GREGOR: “I can only recall one task where we didn’t have our gear on our backs.” We carried our gear everywhere.
CAN YOU DESCRIBE ANY OF THE TASKS THAT YOU HAD TO DO INDIVIDUALLY OR AS A TEAM?
HARDY: A lot of manual labor, some fun stuff, and some stuff where you had to trust others with your life. But, I can’t really say specific tasks we did.
OUELLET: “Sometimes you were evaluated on your own performance, sometimes it’s a team task and your team is evaluated on your collective performance.”
GREGOR: Almost all the tasks were team oriented; we stayed together most of the time.
HOW WOULD YOU RECOMMEND SOMEONE PREPARE FOR AN AGOGE EVENT?
HARDY: Get used to time on your feet and doing “sucky things.” Train in the dark or at night. Train long and lots of hill training to prepare your legs and ankles.
OUELLET: “Sandbag workouts are your friend.” Work on your strength; then work on speed.

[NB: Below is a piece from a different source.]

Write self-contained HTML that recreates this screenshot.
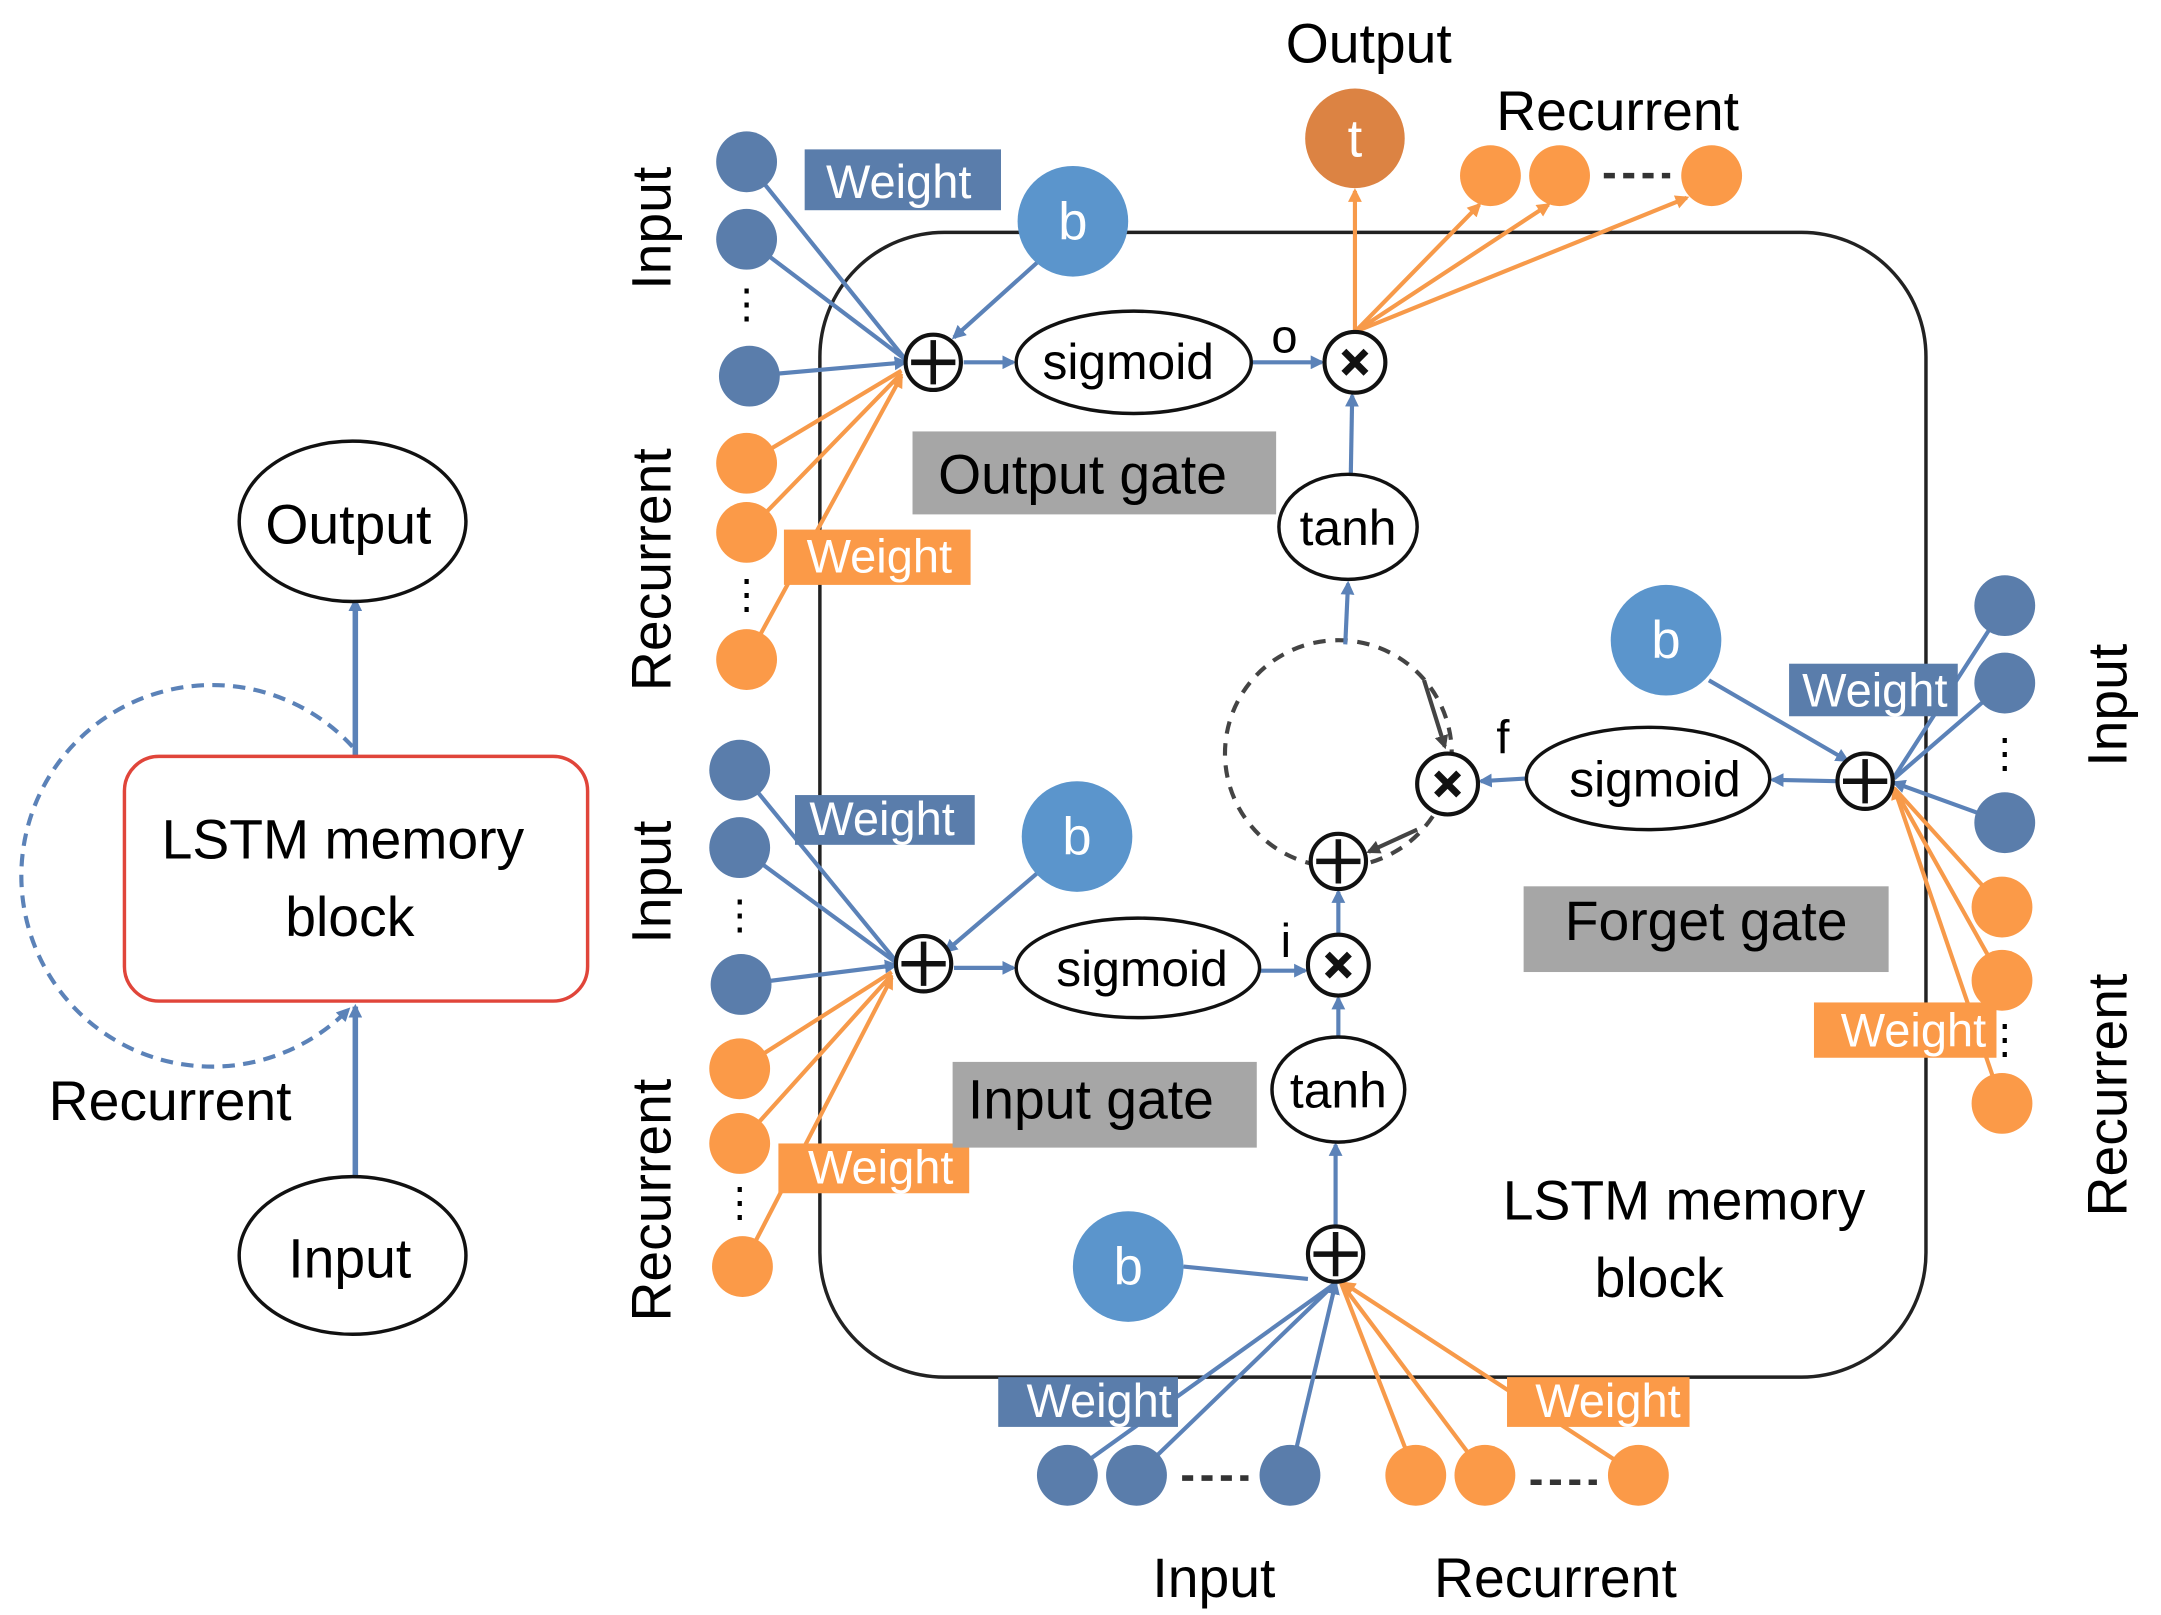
<!DOCTYPE html>
<html><head><meta charset="utf-8"><style>
html,body{margin:0;padding:0;background:#fff;}
svg{display:block;}
text{font-family:"Liberation Sans",Arial,sans-serif;}
</style></head><body>
<svg width="2161" height="1615" viewBox="0 0 1563 1168" xmlns="http://www.w3.org/2000/svg">
<defs>
<marker id="ab" markerWidth="10" markerHeight="10" refX="8" refY="5" orient="auto" markerUnits="userSpaceOnUse"><path d="M0,0 L10,5 L0,10 z" fill="#5b82b8"/></marker>
<marker id="ao" markerWidth="10" markerHeight="10" refX="8" refY="5" orient="auto" markerUnits="userSpaceOnUse"><path d="M0,0 L10,5 L0,10 z" fill="#f79a4a"/></marker>
<marker id="ad" markerWidth="10" markerHeight="10" refX="8" refY="5" orient="auto" markerUnits="userSpaceOnUse"><path d="M0,0 L10,5 L0,10 z" fill="#444"/></marker>
</defs>
<rect width="1563" height="1168" fill="#fff"/>

<!-- LEFT -->
<g stroke="#5b82b8" stroke-width="4" fill="none">
<line x1="257" y1="546" x2="257" y2="434" marker-end="url(#ab)"/>
<line x1="257" y1="852" x2="257" y2="728" marker-end="url(#ab)"/>
<path d="M255,540 A138,138 0 1,0 252,730" stroke-width="3" stroke-dasharray="9,6" marker-end="url(#ab)"/>
</g>
<ellipse cx="255" cy="377" rx="82" ry="58" fill="#fff" stroke="#111" stroke-width="2.5"/>
<text x="252" y="393" font-size="40" text-anchor="middle">Output</text>
<rect x="90" y="547" width="335" height="177" rx="25" fill="#fff" stroke="#e0453a" stroke-width="2.5"/>
<text x="248" y="621" font-size="40" text-anchor="middle">LSTM memory</text>
<text x="253" y="677" font-size="40" text-anchor="middle">block</text>
<ellipse cx="255" cy="908" rx="82" ry="57" fill="#fff" stroke="#111" stroke-width="2.5"/>
<text x="253" y="924" font-size="40" text-anchor="middle">Input</text>
<text x="123" y="810" font-size="40" text-anchor="middle">Recurrent</text>

<!-- main block -->
<rect x="593" y="168" width="800" height="828" rx="90" fill="none" stroke="#222" stroke-width="2.5"/>

<!-- OUTPUT GATE connections -->
<g stroke-width="3" fill="none">
<g stroke="#5b82b8">
<line x1="540" y1="117" x2="655" y2="260"/><line x1="540" y1="173" x2="655" y2="260"/><line x1="542" y1="272" x2="655" y2="262" marker-end="url(#ab)"/>
<line x1="750" y1="190" x2="690" y2="244" marker-end="url(#ab)"/>
<line x1="697" y1="262" x2="733" y2="262" marker-end="url(#ab)"/>
<line x1="906" y1="262" x2="956" y2="262" marker-end="url(#ab)"/>
<line x1="977" y1="343" x2="978" y2="286" marker-end="url(#ab)"/>
</g>
<g stroke="#f79a4a">
<line x1="540" y1="335" x2="652" y2="268"/><line x1="540" y1="385" x2="652" y2="270"/><line x1="540" y1="477" x2="652" y2="272" marker-end="url(#ao)"/>
<line x1="980" y1="240" x2="980" y2="138" marker-end="url(#ao)"/>
<line x1="980" y1="240" x2="1070" y2="148" marker-end="url(#ao)"/>
<line x1="980" y1="240" x2="1120" y2="148" marker-end="url(#ao)"/>
<line x1="980" y1="240" x2="1220" y2="143" marker-end="url(#ao)"/>
</g>
</g>
<g fill="#5a7dab"><circle cx="540" cy="117" r="22"/><circle cx="540" cy="173" r="22"/><circle cx="542" cy="272" r="22"/></g>
<g fill="#fb9a48"><circle cx="540" cy="335" r="22"/><circle cx="540" cy="385" r="22"/><circle cx="540" cy="477" r="22"/></g>
<text x="540" y="230" font-size="30" text-anchor="middle">⋮</text>
<text x="540" y="440" font-size="30" text-anchor="middle">⋮</text>
<rect x="582" y="108" width="142" height="44" fill="#5a7dab"/><text x="650" y="143" font-size="34" fill="#fff" text-anchor="middle">Weight</text>
<rect x="567" y="383" width="135" height="40" fill="#fb9a48"/><text x="636" y="414" font-size="34" fill="#fff" text-anchor="middle">Weight</text>
<circle cx="776" cy="160" r="40" fill="#5b95cc"/><text x="776" y="173" font-size="38" fill="#fff" text-anchor="middle">b</text>
<ellipse cx="820" cy="262" rx="85" ry="37" fill="#fff" stroke="#111" stroke-width="2.5"/><text x="816" y="274" font-size="36" text-anchor="middle">sigmoid</text>
<text x="929" y="255" font-size="34" text-anchor="middle">o</text>
<rect x="660" y="312" width="263" height="60" fill="#a6a6a6"/><text x="783" y="357" font-size="40" text-anchor="middle">Output gate</text>
<ellipse cx="975" cy="381" rx="50" ry="38" fill="#fff" stroke="#111" stroke-width="2.5"/><text x="975" y="394" font-size="36" text-anchor="middle">tanh</text>
<circle cx="980" cy="100" r="36" fill="#dc8343"/><text x="980" y="113" font-size="38" fill="#fff" text-anchor="middle">t</text>
<g fill="#fb9a48"><circle cx="1078" cy="127" r="22"/><circle cx="1128" cy="127" r="22"/><circle cx="1238" cy="127" r="22"/></g>
<line x1="1160" y1="127" x2="1208" y2="127" stroke="#333" stroke-width="4" stroke-dasharray="8,6"/>
<text x="990" y="45" font-size="40" text-anchor="middle">Output</text>
<text x="1170" y="94" font-size="40" text-anchor="middle">Recurrent</text>
<text transform="translate(485,165) rotate(-90)" font-size="40" text-anchor="middle">Input</text>
<text transform="translate(485,412) rotate(-90)" font-size="40" text-anchor="middle">Recurrent</text>

<!-- MIDDLE -->
<g stroke-width="3" fill="none">
<circle cx="968" cy="545" r="82" stroke="#444" stroke-dasharray="9,7"/>
<path d="M1030,492 L1045,540" stroke="#444" marker-end="url(#ad)"/>
<path d="M1025,600 L990,616" stroke="#444" marker-end="url(#ad)"/>
<g stroke="#5b82b8">
<line x1="973" y1="466" x2="975" y2="422" marker-end="url(#ab)"/>
<line x1="968" y1="676" x2="968" y2="645" marker-end="url(#ab)"/>
<line x1="968" y1="750" x2="968" y2="722" marker-end="url(#ab)"/>
<line x1="966" y1="887" x2="966" y2="828" marker-end="url(#ab)"/>
<line x1="1104" y1="563" x2="1071" y2="565" marker-end="url(#ab)"/>
<line x1="1329" y1="565" x2="1282" y2="564" marker-end="url(#ab)"/>
<line x1="1236" y1="492" x2="1336" y2="550" marker-end="url(#ab)"/>
<line x1="1450" y1="438" x2="1370" y2="562"/><line x1="1450" y1="494" x2="1370" y2="563"/><line x1="1450" y1="595" x2="1370" y2="566" marker-end="url(#ab)"/>
</g>
<g stroke="#f79a4a">
<line x1="1448" y1="656" x2="1370" y2="570"/><line x1="1448" y1="709" x2="1370" y2="570"/><line x1="1448" y1="798" x2="1370" y2="570" marker-end="url(#ao)"/>
</g>
</g>
<circle cx="968" cy="623" r="20" fill="#fff" stroke="#111" stroke-width="3"/><path d="M952,623 H984 M968,607 V639" stroke="#111" stroke-width="4"/>
<ellipse cx="968" cy="788" rx="48" ry="38" fill="#fff" stroke="#111" stroke-width="2.5"/><text x="968" y="801" font-size="36" text-anchor="middle">tanh</text>
<text x="1087" y="545" font-size="34" text-anchor="middle">f</text>
<text x="930" y="692" font-size="34" text-anchor="middle">i</text>
<ellipse cx="1192" cy="563" rx="88" ry="37" fill="#fff" stroke="#111" stroke-width="2.5"/><text x="1197" y="576" font-size="36" text-anchor="middle">sigmoid</text>
<circle cx="1205" cy="463" r="40" fill="#5b95cc"/><text x="1205" y="476" font-size="38" fill="#fff" text-anchor="middle">b</text>
<g fill="#5a7dab"><circle cx="1450" cy="438" r="22"/><circle cx="1450" cy="494" r="22"/><circle cx="1450" cy="595" r="22"/></g>
<g fill="#fb9a48"><circle cx="1448" cy="656" r="22"/><circle cx="1448" cy="709" r="22"/><circle cx="1448" cy="798" r="22"/></g>
<text x="1450" y="555" font-size="30" text-anchor="middle">⋮</text>
<text x="1450" y="762" font-size="30" text-anchor="middle">⋮</text>
<rect x="1294" y="480" width="122" height="38" fill="#5a7dab"/><text x="1356" y="511" font-size="34" fill="#fff" text-anchor="middle">Weight</text>
<rect x="1312" y="725" width="132" height="40" fill="#fb9a48"/><text x="1384" y="757" font-size="34" fill="#fff" text-anchor="middle">Weight</text>
<rect x="1102" y="641" width="264" height="62" fill="#a6a6a6"/><text x="1234" y="680" font-size="40" text-anchor="middle">Forget gate</text>
<text transform="translate(1538,510) rotate(-90)" font-size="40" text-anchor="middle">Input</text>
<text transform="translate(1538,792) rotate(-90)" font-size="40" text-anchor="middle">Recurrent</text>

<!-- INPUT GATE -->
<g stroke-width="3" fill="none">
<g stroke="#5b82b8">
<line x1="535" y1="557" x2="648" y2="695"/><line x1="535" y1="613" x2="648" y2="696"/><line x1="536" y1="712" x2="648" y2="698" marker-end="url(#ab)"/>
<line x1="752" y1="630" x2="684" y2="688" marker-end="url(#ab)"/>
<line x1="690" y1="700" x2="733" y2="700" marker-end="url(#ab)"/>
<line x1="909" y1="702" x2="944" y2="702" marker-end="url(#ab)"/>
<line x1="856" y1="916" x2="946" y2="925"/>
<line x1="772" y1="1067" x2="966" y2="928"/><line x1="822" y1="1067" x2="966" y2="928"/><line x1="933" y1="1067" x2="966" y2="928" marker-end="url(#ab)"/>
</g>
<g stroke="#f79a4a">
<line x1="535" y1="773" x2="645" y2="703"/><line x1="535" y1="827" x2="645" y2="705"/><line x1="537" y1="916" x2="645" y2="707" marker-end="url(#ao)"/>
<line x1="1024" y1="1067" x2="970" y2="928"/><line x1="1074" y1="1067" x2="970" y2="928"/><line x1="1185" y1="1067" x2="972" y2="928" marker-end="url(#ao)"/>
</g>
</g>
<g fill="#5a7dab"><circle cx="535" cy="557" r="22"/><circle cx="535" cy="613" r="22"/><circle cx="536" cy="712" r="22"/></g>
<g fill="#fb9a48"><circle cx="535" cy="773" r="22"/><circle cx="535" cy="827" r="22"/><circle cx="537" cy="916" r="22"/></g>
<text x="535" y="672" font-size="30" text-anchor="middle">⋮</text>
<text x="535" y="880" font-size="30" text-anchor="middle">⋮</text>
<rect x="575" y="575" width="130" height="36" fill="#5a7dab"/><text x="638" y="604" font-size="34" fill="#fff" text-anchor="middle">Weight</text>
<rect x="563" y="827" width="138" height="36" fill="#fb9a48"/><text x="637" y="856" font-size="34" fill="#fff" text-anchor="middle">Weight</text>
<circle cx="779" cy="605" r="40" fill="#5b95cc"/><text x="779" y="618" font-size="38" fill="#fff" text-anchor="middle">b</text>
<ellipse cx="823" cy="700" rx="88" ry="36" fill="#fff" stroke="#111" stroke-width="2.5"/><text x="826" y="713" font-size="36" text-anchor="middle">sigmoid</text>
<rect x="689" y="768" width="220" height="62" fill="#a6a6a6"/><text x="789" y="809" font-size="40" text-anchor="middle">Input gate</text>
<text transform="translate(485,638) rotate(-90)" font-size="40" text-anchor="middle">Input</text>
<text transform="translate(485,868) rotate(-90)" font-size="40" text-anchor="middle">Recurrent</text>

<!-- BOTTOM -->
<circle cx="816" cy="916" r="40" fill="#5b95cc"/><text x="816" y="929" font-size="38" fill="#fff" text-anchor="middle">b</text>
<g fill="#5a7dab"><circle cx="772" cy="1067" r="22"/><circle cx="822" cy="1067" r="22"/><circle cx="933" cy="1067" r="22"/></g>
<g fill="#fb9a48"><circle cx="1024" cy="1067" r="22"/><circle cx="1074" cy="1067" r="22"/><circle cx="1185" cy="1067" r="22"/></g>
<line x1="855" y1="1069" x2="903" y2="1069" stroke="#333" stroke-width="4" stroke-dasharray="8,6"/>
<line x1="1107" y1="1072" x2="1155" y2="1072" stroke="#333" stroke-width="4" stroke-dasharray="8,6"/>
<rect x="722" y="996" width="130" height="36" fill="#5a7dab"/><text x="795" y="1025" font-size="34" fill="#fff" text-anchor="middle">Weight</text>
<rect x="1090" y="996" width="132" height="36" fill="#fb9a48"/><text x="1163" y="1025" font-size="34" fill="#fff" text-anchor="middle">Weight</text>
<text x="1218" y="882" font-size="40" text-anchor="middle">LSTM memory</text>
<text x="1200" y="938" font-size="40" text-anchor="middle">block</text>
<text x="878" y="1155" font-size="40" text-anchor="middle">Input</text>
<text x="1125" y="1155" font-size="40" text-anchor="middle">Recurrent</text>

<!-- plus / times nodes -->
<g fill="#fff" stroke="#111" stroke-width="3">
<circle cx="675" cy="262" r="20"/><circle cx="668" cy="697" r="20"/><circle cx="1349" cy="565" r="20"/><circle cx="966" cy="907" r="20"/>
<circle cx="980" cy="262" r="22"/><circle cx="1047" cy="567" r="22"/><circle cx="968" cy="698" r="22"/>
</g>
<g stroke="#111" stroke-width="4">
<path d="M659,262 H691 M675,246 V278"/><path d="M652,697 H684 M668,681 V713"/><path d="M1333,565 H1365 M1349,549 V581"/><path d="M950,907 H982 M966,891 V923"/>
<path d="M972,254 L988,270 M988,254 L972,270" stroke-width="5"/>
<path d="M1039,559 L1055,575 M1055,559 L1039,575" stroke-width="5"/>
<path d="M960,690 L976,706 M976,690 L960,706" stroke-width="5"/>
</g>
</svg>
</body></html>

GREGOR: “Mostly just a hike with a heavy pack while getting creative with some extra PT or carrying other heavy stuff during the hike. This training session could be a 12-hour Hurricane Heat.” Being a well-rounded athlete is crucial to the Agoge.
WHEN YOU FINISHED, HOW DID YOU FEEL ABOUT THE AGOGE?
HARDY: I was happy, sad, confused…mixed emotions about it. “The experience kept on post-event” because it was life changing.
OUELLET: “I learned a ton and think it’s fully worth doing.” I will be doing Agoge 001 in February and 002 in June as well.
GREGOR: “I was happy to finish since I could now get some food and sleep. I was sad that the event was over since I would soon leave me endurance event friends.”
DO YOU HAVE ANY TIPS FOR SOMEONE WHO HAS NEVER COMPLETED AN AGOGE OR DEATH RACE BEFORE?
HARDY: Plan for the weekend to suck, it’s not a vacation. Tell yourself, “Monday will come” and “I’m going to get through this weekend.”
OUELLET: Focus on the given task, not what the next task will be. It’s only temporary.
GREGOR: “Live in the moment.” Don’t worry about how hard the next task will be, that will overwhelm you. For equipment, trekking poles are helpful and gloved are great for cold weather events.
GIVEN YOUR EXPERIENCE, WOULD YOU DO IT AGAIN?
HARDY: Yes, it was a great experience. There are a lot of races on my 2016 schedule, so maybe in the summer or next year.
OUELLET: Yes. “I’m doing 001 and 002”
GREGOR: “Yes, I would do it again. I don’t feel as if I completed the whole thing since class 000 was 48 hours long and there is a 60-hour option.”
I hope the questions I asked these 3 previous Agoge class 000 finishers help you all. Without knowing what exactly to expect at the event, I do expect the weekend to suck and to come away with life a changing experience. Surviving the suckfest of the Spartan Agoge will probably be my biggest achievement and I can’t wait. I am going to train hard not only physically, but mentally as well in order to prepare for the Spartan Agoge class 002 this summer. I hope to see you there!